If you lead a club, call a meeting this month. Ask: "How's this club working for you? What's going well? What's frustrating?" Then create a simple charter together answering the questions above. Make your decision-making process explicit. Establish regular check-ins to surface tension early. Create space for honest disagreement. The strongest clubs aren't conflict-free — they're the ones where members can disagree respectfully because they have shared structures and clear processes.

Frequently Asked Questions

Is it okay to kick someone out of a club?+
Yes, if their behavior is harming the club (violence, harassment, deliberate disruption). But do it as a group decision using your decision-making process, not unilaterally. Give them a chance to respond. Then, if the group decides they need to go, tell them clearly why and give them an exit path.
What if half the club wants one direction and half wants another?+
You have a values conflict. First, try to find common ground. "What do we all care about?" Often people can agree on underlying values even if they disagree on tactics. If there's no common ground, acknowledge it. "We want different things. Some of us can stay and do [X]. Others might want to start a different club focused on [Y]." Both groups can coexist.
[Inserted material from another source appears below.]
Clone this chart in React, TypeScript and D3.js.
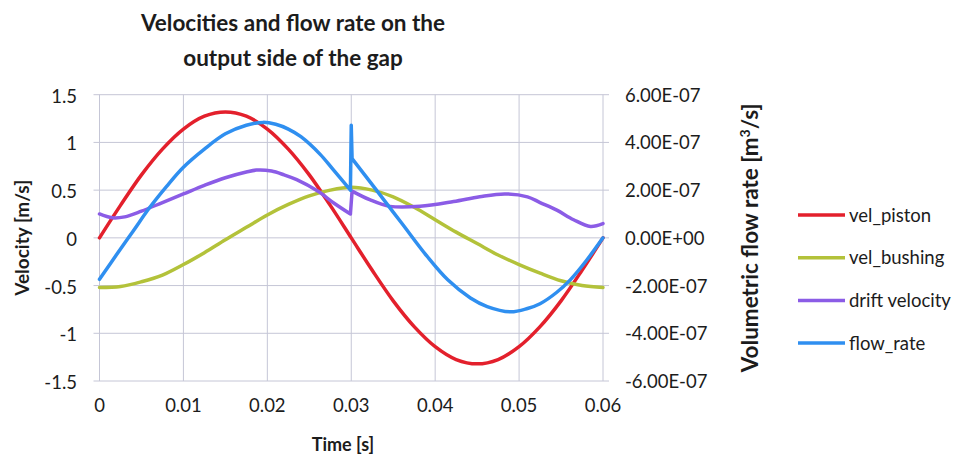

How do I know if my club is healthy?+
Healthy clubs: people show up consistently; disagreements happen and get resolved; people feel heard; new people are welcomed; the original purpose is still alive; there's genuine friendship, not just obligation. If you notice the opposite (declining attendance, unresolved tension, people on the edges, people staying out of obligation), address it.
Can a club structure change over time?+
Absolutely. "We used to make decisions by vote, but now we're small enough to do consensus." "We used to be super casual, but we're getting more serious about [mission]." As clubs evolve, structures should too. Just make those changes intentionally, not by drift.